No, we need to rely on the 'ertn instruction return PIE to CRMD IE,
at the same time to ensure that its atomic,
there should be no other instruction than' ertn 'more appropriate here.
The kvm_exc_entry cannot back to kvm_enter_guest
if we use "ertn", so should the kvm_enter_guest appear on the stacktrace?
It is flexible. As I mentioned above, the cpu completes the switch from
host-mode to guest mode through kvm_enter_guest,
and then the switch from guest mode to host-mode through kvm_exc_entry.
When we ignore the details of the host-mode
and guest-mode switching in the middle, we can understand that the host
cpu has completed kvm_enter_guest->kvm_exc_entry.
From this perspective, I think it can exist in the call stack, and at
the same time, we have obtained the maximum call stack information.
b) Can we adjust $sp before entering kvm_exc_entry? Then we can mark
UNWIND_HINT_REGS at the beginning of kvm_exc_entry, which something
like ret_from_kernel_thread_asm.
The following command can be used to dump the orc entries of the kernel:
./tools/objtool/objtool --dump vmlinux
You can observe that not all orc entries are generated at the beginning
of the function.
For example:
handle_tlb_protect
ftrace_stub
handle_reserved
So, is it unnecessary for us to modify UNWIND_HINT_REGS in order to
place it at the beginning of the function.

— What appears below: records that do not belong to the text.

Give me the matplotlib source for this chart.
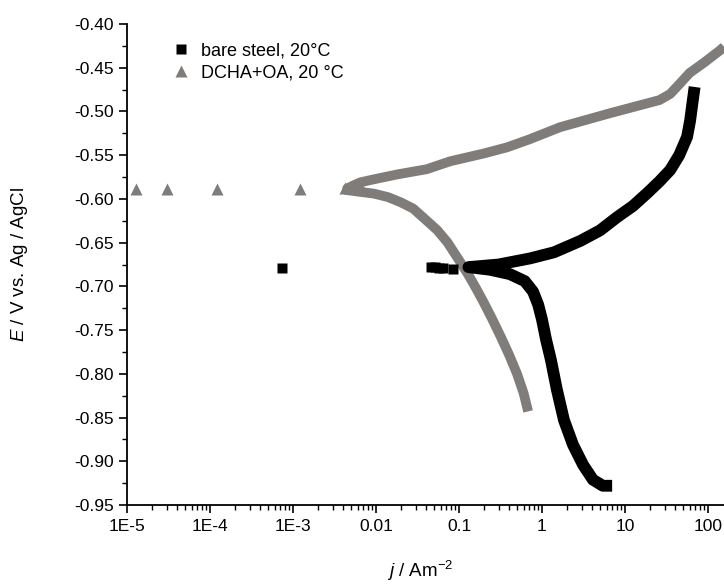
import numpy as np
import matplotlib
matplotlib.use("Agg")
import matplotlib.pyplot as plt
from matplotlib.lines import Line2D
from matplotlib.ticker import FixedLocator, LogLocator, NullFormatter, MultipleLocator, FormatStrFormatter

plt.rcParams['font.family'] = ['Liberation Sans', 'DejaVu Sans']
plt.rcParams['mathtext.fontset'] = 'custom'
plt.rcParams['mathtext.rm'] = 'Liberation Sans'
plt.rcParams['mathtext.it'] = 'Liberation Sans:italic'

# bare steel, 20 C : polarisation curve (cathodic end -> Ecorr -> anodic end)
steel_j = [7.0, 5.4, 4.1, 3.12, 2.36, 1.84, 1.51, 1.28, 1.12, 1.0, 0.90, 0.78, 0.62, 0.41, 0.236, 0.13,
           0.3, 0.72, 1.4, 2.9, 5.0, 8.0, 12.5, 18.7, 26, 35, 45, 56, 61, 65, 69]
steel_E = [-0.928, -0.928, -0.921, -0.904, -0.881, -0.853, -0.818, -0.784, -0.761, -0.738, -0.721,
           -0.706, -0.694, -0.686, -0.681, -0.678,
           -0.675, -0.668, -0.661, -0.648, -0.636, -0.621, -0.608, -0.593, -0.580, -0.567,
           -0.550, -0.529, -0.510, -0.490, -0.472]
# scattered points around the zero crossing of the current
steel_pts_j = [7.4e-4, 0.046, 0.052, 0.058, 0.065, 0.085]
steel_pts_E = [-0.679, -0.678, -0.678, -0.679, -0.679, -0.680]

# DCHA+OA, 20 C
dcha_j = [0.68, 0.6, 0.5, 0.4, 0.32, 0.25, 0.2, 0.16, 0.13, 0.10, 0.073, 0.055, 0.041, 0.028, 0.02,
          0.014, 0.0095, 0.0065, 0.0045,
          0.0045, 0.0055, 0.0065, 0.009, 0.018, 0.041, 0.078, 0.2, 0.38, 0.7, 1.65, 6.6, 26,
          35, 45, 60, 90, 140, 156]
dcha_E = [-0.843, -0.822, -0.800, -0.778, -0.758, -0.737, -0.719, -0.702, -0.687, -0.670, -0.650,
          -0.636, -0.625, -0.611, -0.604, -0.598, -0.594, -0.592, -0.590,
          -0.588, -0.584, -0.581, -0.578, -0.572, -0.566, -0.557, -0.548, -0.541, -0.532,
          -0.518, -0.502, -0.487, -0.480, -0.469, -0.456, -0.444, -0.430, -0.426]
dcha_pts_j = [1.3e-5, 3e-5, 1.2e-4, 1.2e-3, 0.0042, 0.0047, 0.0052, 0.0058, 0.0065]
dcha_pts_E = [-0.589, -0.589, -0.589, -0.589, -0.588, -0.587, -0.586, -0.585, -0.584]

x_ticks = [1e-5, 1e-4, 1e-3, 1e-2, 1e-1, 1, 10, 100]
x_tick_labels = ['1E-5', '1E-4', '1E-3', '0.01', '0.1', '1', '10', '100']

GREY = '#7f7c7a'

fig = plt.figure(figsize=(7.24, 5.87), dpi=100)
ax = fig.add_axes([127 / 724, 82 / 587, 597 / 724, 481 / 587])

ax.plot(dcha_j, dcha_E, color=GREY, lw=7, solid_capstyle='butt', solid_joinstyle='round')
ax.plot(dcha_pts_j, dcha_pts_E, ls='none', marker='^', ms=9, color=GREY, mec='none')
ax.plot(steel_j, steel_E, color='black', lw=8.5, solid_capstyle='butt', solid_joinstyle='round')
ax.plot(steel_pts_j, steel_pts_E, ls='none', marker='s', ms=7, color='black', mec='none')

ax.set_xscale('log')
ax.set_xlim(1e-5, 10 ** (-5 + 597 / 83))
ax.set_ylim(-0.95, -0.40)

ax.xaxis.set_major_locator(FixedLocator(x_ticks))
ax.set_xticklabels(x_tick_labels)
ax.xaxis.set_minor_locator(LogLocator(base=10, subs=np.arange(2, 10), numticks=20))
ax.xaxis.set_minor_formatter(NullFormatter())
ax.yaxis.set_major_locator(MultipleLocator(0.05))
ax.yaxis.set_minor_locator(MultipleLocator(0.025))
ax.yaxis.set_major_formatter(FormatStrFormatter('%.2f'))

for side in ['top', 'right']:
    ax.spines[side].set_visible(False)
for side in ['left', 'bottom']:
    ax.spines[side].set_linewidth(1.3)
ax.tick_params(which='major', direction='out', length=6, width=1.2, labelsize=12.5, colors='black')
ax.tick_params(which='minor', direction='out', length=3.5, width=1.0)
ax.tick_params(axis='x', which='major', pad=4)

ax.set_xlabel('$j$ / Am$^{-2}$', fontsize=13.5)
ax.set_ylabel('$E$ / V vs. Ag / AgCl', fontsize=13.5)
ax.xaxis.set_label_coords((420 - 127) / 597, (505 - 559) / 481)
ax.yaxis.set_label_coords((30 - 127) / 597, 0.5)

handles = [Line2D([], [], ls='none', marker='s', ms=7, color='black', mec='none'),
           Line2D([], [], ls='none', marker='^', ms=9, color=GREY, mec='none')]
ax.legend(handles, ['bare steel, 20°C', 'DCHA+OA, 20 °C'], loc='upper left',
          bbox_to_anchor=((165 - 127) / 597, (505 - 35) / 481), frameon=False,
          handlelength=1.0, handletextpad=0.6, labelspacing=0.3, borderaxespad=0,
          fontsize=13)

fig.savefig('out.png', dpi=100)
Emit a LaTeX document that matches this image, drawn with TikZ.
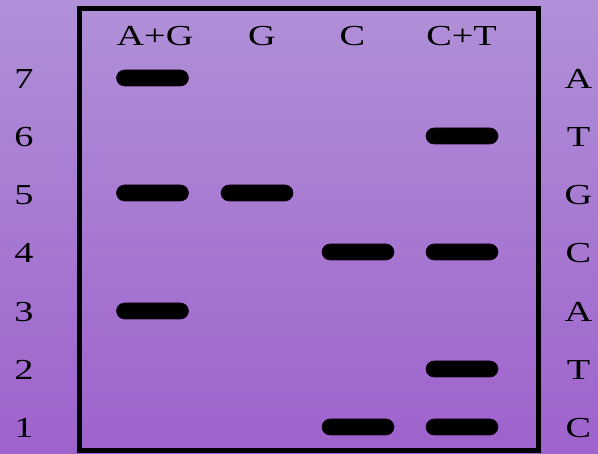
\documentclass[tikz,border=0pt]{standalone}
\usepackage{fontspec}
\setmainfont{Liberation Serif}
% wide lettering used for all labels
\newcommand{\widetxt}[1]{\scalebox{1.32}[1]{#1}}
\begin{document}
\begin{tikzpicture}[x=1pt,y=-1pt,
  lbl/.style={inner sep=0pt,font=\fontsize{29}{32}\selectfont},
  band/.style={fill=black,draw=black!80!violet,line width=0.6pt,rounded corners=8pt,
    minimum width=72pt,minimum height=16pt,inner sep=0pt}]
  % background
  \shade[top color={rgb,255:red,176;green,144;blue,216},
         bottom color={rgb,255:red,158;green,98;blue,204}]
    (0,0) rectangle (598,454);
  \useasboundingbox (0,0) rectangle (598,454);
  % gel frame
  \draw[line width=5pt] (79.5,9) rectangle (538,450.5);
  % lane headers
  \node[lbl] (hAG) at (155,36.5) {\widetxt{A+G}};
  \node[lbl] (hG)  at (262,36.5) {\widetxt{G}};
  \node[lbl] (hC)  at (352.5,36.5) {\widetxt{C}};
  \node[lbl] (hCT) at (461.5,36.5) {\widetxt{C+T}};
  % fragment lengths and sequence
  \foreach \n/\b in {7/A,6/T,5/G,4/C,3/A,2/T,1/C}{
    \pgfmathsetmacro{\yy}{427-(\n-1)*58.2}
    \node[lbl] (num\n) at (24,\yy+1) {\widetxt{\n}};
    \node[lbl] (seq\n) at (578.5,\yy+1) {\widetxt{\b}};
  }
  % bands
  \node[band] (bAG7) at (152.5,78) {};
  \node[band] (bAG5) at (152.5,193) {};
  \node[band] (bAG3) at (152.5,311) {};
  \node[band] (bG5)  at (257,193) {};
  \node[band] (bC4)  at (358,252) {};
  \node[band] (bC1)  at (358,427) {};
  \node[band] (bCT6) at (462,136) {};
  \node[band] (bCT4) at (462,252) {};
  \node[band] (bCT2) at (462,369) {};
  \node[band] (bCT1) at (462,427) {};
\end{tikzpicture}
\end{document}
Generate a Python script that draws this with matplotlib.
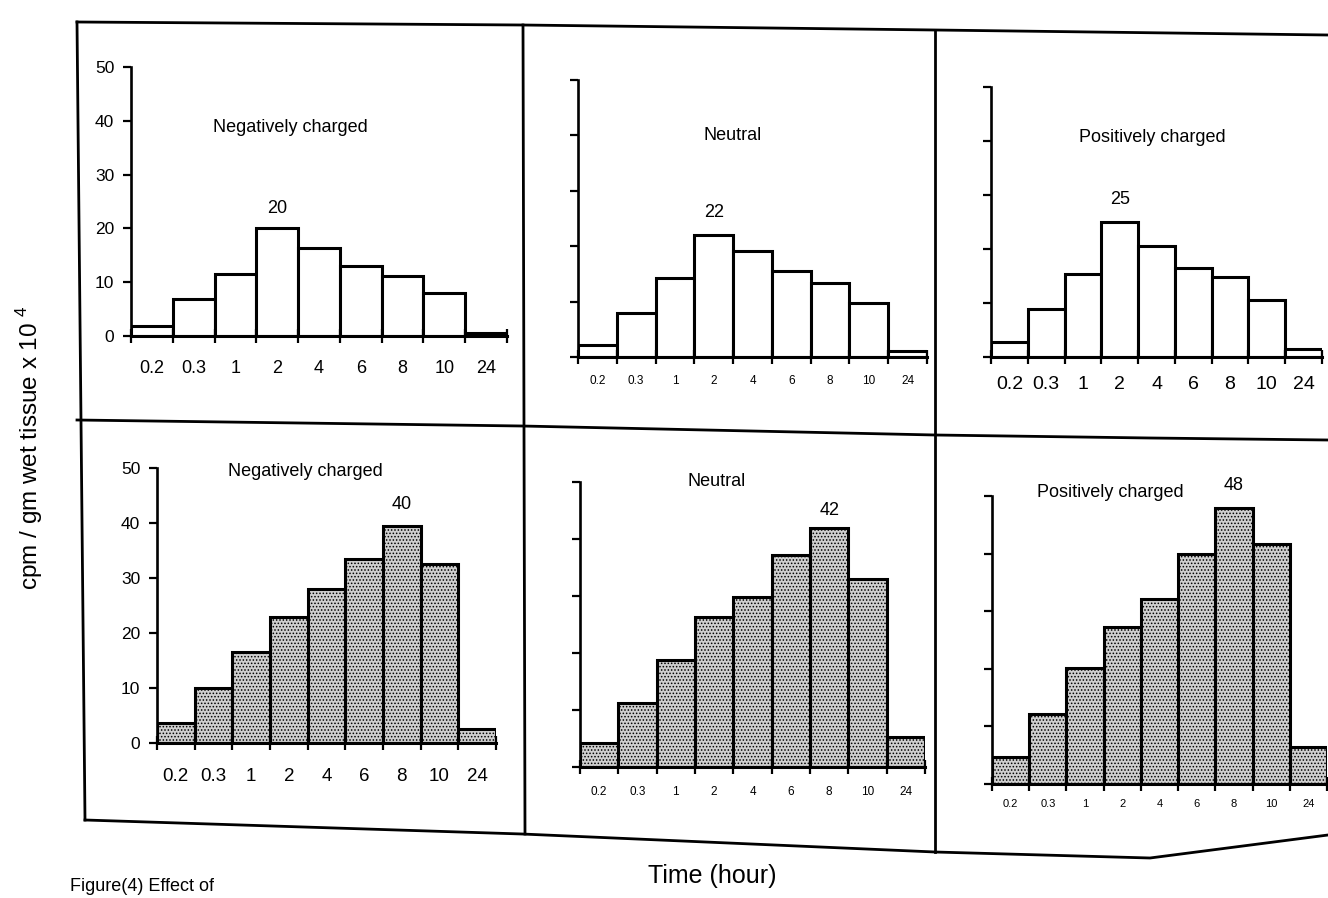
import numpy as np
import matplotlib.pyplot as plt
from matplotlib.lines import Line2D

plt.rcParams['font.family'] = ['Liberation Sans', 'DejaVu Sans']
plt.rcParams['mathtext.fontset'] = 'custom'
plt.rcParams['mathtext.rm'] = 'Liberation Sans'
plt.rcParams['hatch.color'] = '#3a3a3a'
plt.rcParams['hatch.linewidth'] = 0.7

W, H = 1328, 898

times = ['0.2', '0.3', '1', '2', '4', '6', '8', '10', '24']
yticks = [0, 10, 20, 30, 40, 50]

# 2 hour series (top row) and later series (bottom row)
neg_top = [1.8, 6.8, 11.5, 20, 16.3, 13, 11.2, 8, 0.6]
neu_top = [2.1, 8.0, 14.2, 22, 19.1, 15.5, 13.3, 9.7, 1.0]
pos_top = [2.7, 8.8, 15.4, 25, 20.5, 16.4, 14.9, 10.6, 1.4]
neg_bot = [3.7, 10, 16.5, 23, 28, 33.5, 39.5, 32.5, 2.5]
neu_bot = [4.2, 11.2, 18.7, 26.3, 29.9, 37.2, 42, 32.9, 5.2]
pos_bot = [4.7, 12.1, 20.1, 27.3, 32.1, 40, 48, 41.7, 6.5]

titles = ['Negatively charged', 'Neutral', 'Positively charged']
peak_labels = ['20', '22', '25', '40', '42', '48']

# panel geometry in pixels: axis x, top(50), right end, baseline(0)
panels = [
    (131, 67, 507, 336), (578, 80, 927, 357), (991, 87, 1322, 357),
    (157, 468, 496, 743), (580, 482, 925, 767), (992, 496, 1327, 784),
]
series = [neg_top, neu_top, pos_top, neg_bot, neu_bot, pos_bot]
title_pos = [(290, 127), (733, 135), (1152, 138), (305, 472), (717, 482), (1110, 492)]
tick_fs = [13, 8.5, 14, 13.5, 8.5, 8]
tick_pad = [17, 13, 14, 18, 14, 11]
peak_idx = [3, 3, 3, 6, 6, 6]
peak_off = [8, 10, 10, 9, 6, 10]

fig = plt.figure(figsize=(W / 100, H / 100), dpi=100)

for i, (x0, yt, x1, yb) in enumerate(panels):
    ax = fig.add_axes([x0 / W, 1 - yb / H, (x1 - x0) / W, (yb - yt) / H])
    vals = series[i]
    xs = np.arange(len(times))
    if i < 3:
        ax.bar(xs, vals, width=1, align='edge', facecolor='white',
               edgecolor='black', linewidth=2.2)
    else:
        ax.bar(xs, vals, width=1, align='edge', facecolor='#cfcfcf',
               edgecolor='black', linewidth=2.2, hatch='.....')
    ax.set_xlim(0, len(times))
    ax.set_ylim(0, 50)
    for s in ['top', 'right']:
        ax.spines[s].set_visible(False)
    ax.spines['left'].set_linewidth(1.9)
    ax.spines['bottom'].set_linewidth(2.2)
    ax.patch.set_alpha(0)
    ax.set_yticks(yticks)
    if i in (0, 3):
        ax.set_yticklabels([str(v) for v in yticks], fontsize=12.5)
    else:
        ax.set_yticklabels([])
    ax.tick_params(axis='y', direction='out', length=6, width=1.6, pad=6)
    ax.set_xticks(np.arange(len(times) + 1))
    ax.set_xticklabels([])
    ax.tick_params(axis='x', which='major', direction='inout', length=10, width=1.6)
    ax.set_xticks(xs + 0.5, minor=True)
    ax.set_xticklabels(times, minor=True, fontsize=tick_fs[i])
    ax.tick_params(axis='x', which='minor', length=0, pad=tick_pad[i])
    k = peak_idx[i]
    ax.annotate(peak_labels[i], (k + 0.5, vals[k]), xytext=(0, peak_off[i]),
                textcoords='offset points', ha='center', va='bottom',
                fontsize=13, annotation_clip=False)
    tx, ty = title_pos[i]
    fig.text(tx / W, 1 - ty / H, titles[i % 3], ha='center', va='center', fontsize=13)

# frame of the scanned figure
frame = [
    [(77, 22), (522, 25), (935, 30), (1328, 35)],
    [(77, 420), (522, 426), (935, 435), (1150, 438), (1328, 440)],
    [(85, 820), (522, 834), (935, 852), (1150, 858), (1328, 835)],
    [(77, 22), (85, 820)],
    [(523, 25), (525, 834)],
    [(935, 30), (935, 852)],
]
for pts in frame:
    px = [p[0] / W for p in pts]
    py = [1 - p[1] / H for p in pts]
    fig.add_artist(Line2D(px, py, color='black', linewidth=2.0))

fig.text(30 / W, 1 - 448 / H, 'cpm / gm wet tissue x 10 $^{4}$', rotation=90,
         ha='center', va='center', fontsize=17.5)
fig.text(712 / W, 1 - 876 / H, 'Time (hour)', ha='center', va='center', fontsize=18)
fig.text(70 / W, 1 - 878 / H, 'Figure(4) Effect of', ha='left', va='top', fontsize=13)

fig.savefig('out.png', dpi=100)
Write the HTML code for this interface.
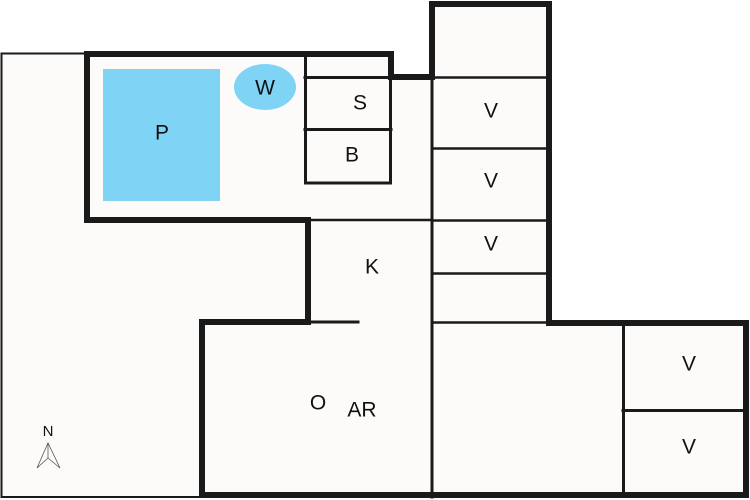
<!DOCTYPE html>
<html><head><meta charset="utf-8"><style>
html,body{margin:0;padding:0;background:#fff;}
svg{display:block;}
text{font-family:"Liberation Sans",sans-serif;font-size:21px;fill:#111;text-anchor:middle;dominant-baseline:middle;}
</style></head><body>
<svg width="750" height="500" viewBox="0 0 750 500" xmlns="http://www.w3.org/2000/svg">
<rect width="750" height="500" fill="#fff"/>
<path d="M1 53 H391 V77 H432 V3 H550 V323 H748 V497 H1 Z" fill="#fcfbf9"/>
<g stroke="#1a1a1a" fill="none" stroke-linecap="square">
 <path d="M1.5 53.5 H86 M1.5 53.5 V497 H200" stroke-width="2"/>
 <path d="M87 220 V54 H391 V77 H432" stroke-width="6"/>
 <path d="M87 220 H308 V322 H202" stroke-width="6"/>
 <path d="M308 220 H432" stroke-width="2.5"/>
 <path d="M308 322 H358" stroke-width="3"/>
 <path d="M305.5 55 V183 H390.5 V77 M305 77.5 H391 M305 129.5 H391" stroke-width="3"/>
 <path d="M432 77 V4 H549 V323" stroke-width="6"/>
 <path d="M432 77 V497" stroke-width="3"/>
 <path d="M432 77.5 H549 M432 148.5 H549 M432 220.5 H549 M432 273.5 H549 M432 322.5 H549" stroke-width="2.5"/>
 <path d="M202 322 V495 H746 V323 H549" stroke-width="6"/>
 <path d="M623.5 323 V495 M623 410.5 H746" stroke-width="3"/>
</g>
<rect x="103" y="69" width="117" height="132" fill="#7fd3f5"/>
<ellipse cx="265" cy="87" rx="31" ry="23" fill="#7fd3f5"/>
<text x="162" y="134">P</text>
<text x="265" y="89">W</text>
<text x="360" y="104">S</text>
<text x="352" y="156">B</text>
<text x="491" y="112">V</text>
<text x="491" y="182">V</text>
<text x="491" y="245">V</text>
<text x="372" y="268">K</text>
<text x="318" y="404">O</text>
<text x="362" y="411">AR</text>
<text x="689" y="365">V</text>
<text x="689" y="448">V</text>
<text x="48" y="432" style="font-size:15px">N</text>
<path d="M48 443 L37 468 L48 458 L60 468 Z M48 443 V458" fill="none" stroke="#555" stroke-width="0.8"/>
</svg>
</body></html>
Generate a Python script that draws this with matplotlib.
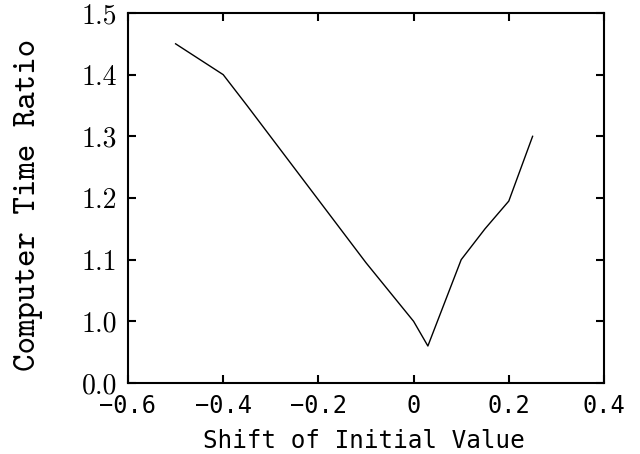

If you have a better solution, could you provide an example of the
modification?
I can test the feasibility of the solution.
Thanks!
Xianglai.
[<0>] kvm_enter_guest+0x38/0x11c
[<0>] kvm_arch_vcpu_ioctl_run+0x26c/0x498 [kvm]
[<0>] kvm_vcpu_ioctl+0x200/0xcf8 [kvm]
[<0>] sys_ioctl+0x498/0xf00
[<0>] do_syscall+0x98/0x1d0
[<0>] handle_syscall+0xb8/0x158
Doing so is equivalent to ignoring the details of the cpu root-mode
and guest-mode switching.
About what you said in the IE enable phase is dangerous,
interrupts are always off during the cpu root-mode and guest-mode
switching in kvm_enter_guest and kvm_exc_entry.